Alkali influences on sulfur capture for North Dakota lignite combustion

Abstract

Pilot-scale testing was performed at the University of North Dakota Energy and Environmental Research Center (EERC) to determine the levels and mechanisms of sulfur capture on fly ash. Core samples of lignite having low-, medium-, and high-sulfur levels were sampled and analyzed from a potential lignite mine area in western North Dakota. Computer-controlled scanning electron microscopy (CCSEM) analysis revealed that sulfur levels were strongly associated with pyrite content; however, organic sulfur was also significant. Combustion tests of the three lignites revealed SO 2 in the flue gas at levels ranging between 700 and 2300 ppm. Sulfur levels were 2–5% in the fly ash.
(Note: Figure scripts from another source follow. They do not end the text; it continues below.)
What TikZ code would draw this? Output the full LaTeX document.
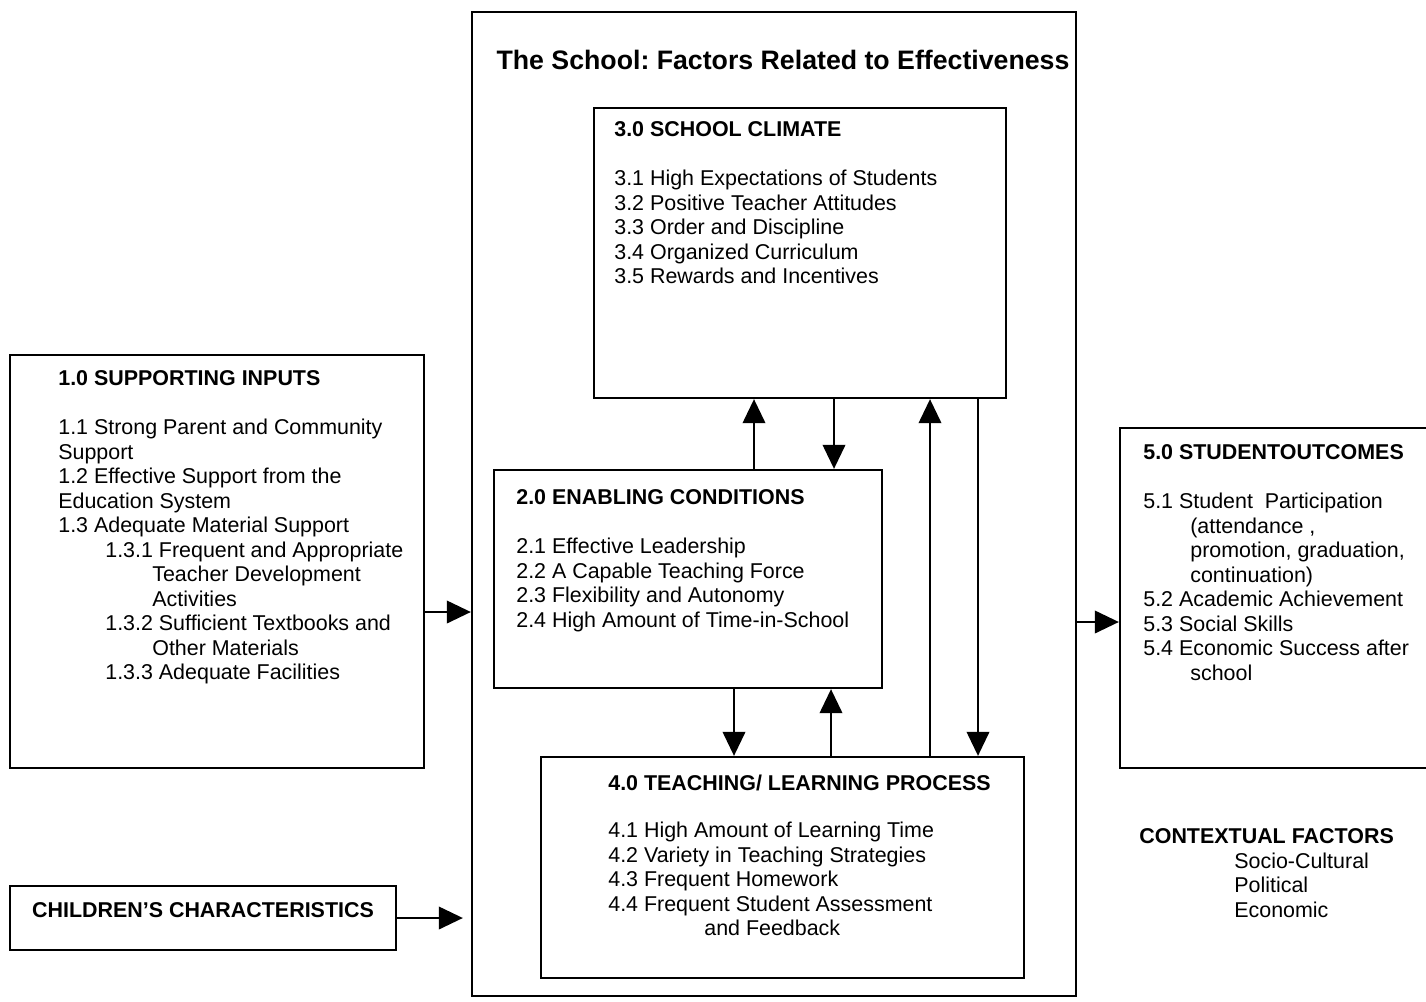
\documentclass[tikz,border=0pt]{standalone}
\usepackage{fontspec}
\setmainfont{Liberation Sans}
\frenchspacing
\usetikzlibrary{positioning,arrows.meta,calc,fit}
\tikzset{
  box/.style={draw,line width=1.3pt,inner sep=0pt},
  txt/.style={anchor=north west,inner sep=0pt,align=left,font=\fontsize{12.2}{13.95}\selectfont},
  arr/.style={line width=1.2pt,-{Triangle[length=0.48cm,width=0.45cm]}}
}
\newcommand{\ind}[1]{\hspace*{#1cm}}

\begin{document}
\begin{tikzpicture}[x=0.02cm,y=-0.02cm]
\useasboundingbox (0,0) rectangle (1426,1001);
\clip (0,0) rectangle (1426,1001);
% boxes
\node[box,fit={(472,12) (1076,996)}] (school) {};
\node[box,fit={(594,108) (1006,398)}] (clim) {};
\node[box,fit={(494,470) (882,688)}] (enab) {};
\node[box,fit={(541,757) (1024,978)}] (teach) {};
\node[box,fit={(10,355) (424,768)}] (sup) {};
\node[box,fit={(1120,428) (1440,768)}] (outc) {};
\node[box,fit={(10,886) (396,950)},font=\fontsize{12.2}{13.95}\selectfont\bfseries] (child) {CHILDREN'S CHARACTERISTICS};
% texts
\node[font=\fontsize{15.2}{18}\selectfont\bfseries,inner sep=0pt] (title) at (783,60)
  {The School: Factors Related to Effectiveness};
\node[txt] (suptxt) at (58,368) {\strut\textbf{1.0 SUPPORTING INPUTS}\\[13.95pt]
  1.1 Strong Parent and Community\\
  Support\\
  1.2 Effective Support from the\\
  Education System\\
  1.3 Adequate Material Support\\
  \ind{0.94}1.3.1 Frequent and Appropriate\\
  \ind{1.88}Teacher Development\\
  \ind{1.88}Activities\\
  \ind{0.94}1.3.2 Sufficient Textbooks and\\
  \ind{1.88}Other Materials\\
  \ind{0.94}1.3.3 Adequate Facilities};
\node[txt] (climtxt) at (614,119) {\strut\textbf{3.0 SCHOOL CLIMATE}\\[13.95pt]
  3.1 High Expectations of Students\\
  3.2 Positive Teacher Attitudes\\
  3.3 Order and Discipline\\
  3.4 Organized Curriculum\\
  3.5 Rewards and Incentives};
\node[txt] (enabtxt) at (516,487) {\strut\textbf{2.0 ENABLING CONDITIONS}\\[13.95pt]
  2.1 Effective Leadership\\
  2.2 A Capable Teaching Force\\
  2.3 Flexibility and Autonomy\\
  2.4 High Amount of Time-in-School};
\node[txt] (teachtxt) at (608,773) {\strut\textbf{4.0 TEACHING/ LEARNING PROCESS}\\[13pt]
  4.1 High Amount of Learning Time\\
  4.2 Variety in Teaching Strategies\\
  4.3 Frequent Homework\\
  4.4 Frequent Student Assessment\\
  \ind{1.92}and Feedback};
\node[txt] (outctxt) at (1143,442) {\strut\textbf{5.0 STUDENTOUTCOMES}\\[13.95pt]
  5.1 Student\ \ Participation\\
  \ind{0.94}(attendance ,\\
  \ind{0.94}promotion, graduation,\\
  \ind{0.94}continuation)\\
  5.2 Academic Achievement\\
  5.3 Social Skills\\
  5.4 Economic Success after\\
  \ind{0.94}school};
\node[txt] (ctx) at (1139,826) {\strut\textbf{CONTEXTUAL FACTORS}\\
  \ind{1.9}Socio-Cultural\\
  \ind{1.9}Political\\
  \ind{1.9}Economic};
% arrows
\coordinate (childend) at ([xshift=-0.16cm]school.west |- child.east);
\draw[arr] (sup.east |- 0,612) -- (school.west |- 0,612);
\draw[arr] (child.east) -- (childend);
\draw[arr] (school.east |- 0,622) -- (outc.west |- 0,622);
\draw[arr] (enab.north -| 754,0) -- (clim.south -| 754,0);
\draw[arr] (clim.south -| 834,0) -- (enab.north -| 834,0);
\draw[arr] (enab.south -| 734,0) -- (teach.north -| 734,0);
\draw[arr] (teach.north -| 831,0) -- (enab.south -| 831,0);
\draw[arr] (teach.north -| 930,0) -- (clim.south -| 930,0);
\draw[arr] (clim.south -| 978,0) -- (teach.north -| 978,0);
\end{tikzpicture}
\end{document}
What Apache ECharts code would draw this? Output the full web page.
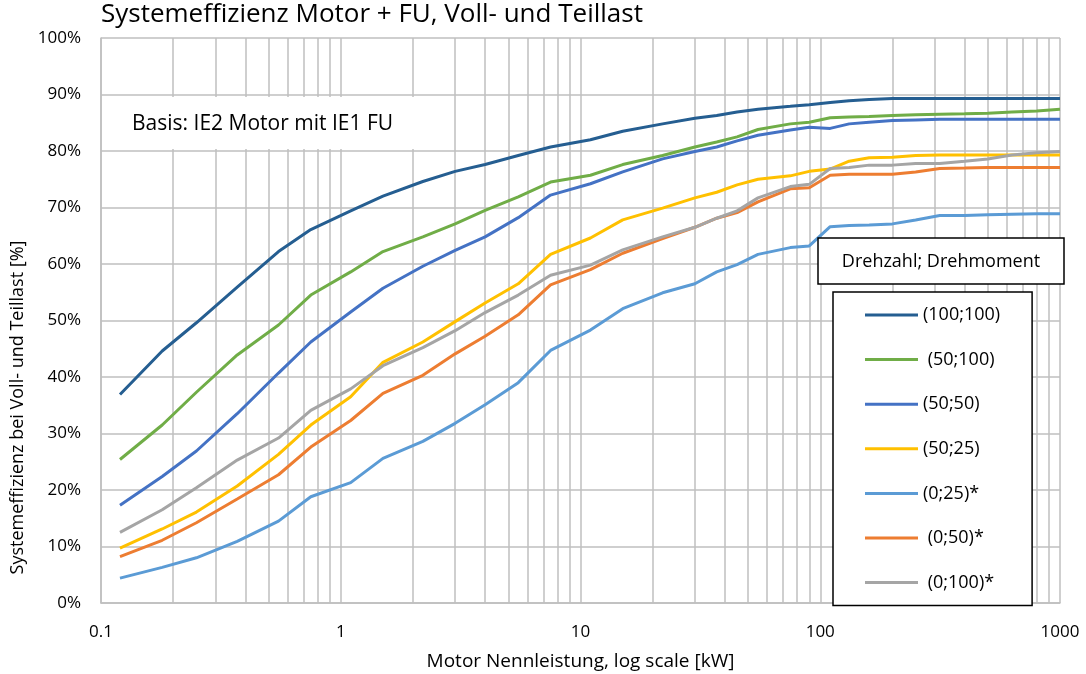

Higher-sulfur retention or capture was evident in the medium-and low-sulfur lignite, which also had greater quantities of alkali inorganics that were organically bound in the lignite. Sulfur capture was mostly influenced by the presence of sodium and, secondarily, by calcium as oxides or hydroxides in the flue gas or on surfaces of porous char particles. Gas–particle interactions that led to sulfur capture most likely involved the heterogeneous condensation of sulfur on fine alkali particles or on fine alkali-rich fly ash particles in cooler condensing zones of the combustion system. No direct correlation is evident between sulfur quantity in the coal and capture levels. Regression analysis indicated that an earlier model developed for alkali-rich coal gave an adequate representation of the sulfur capture and emissions expected from low-rank coals; however, an improved model was devised.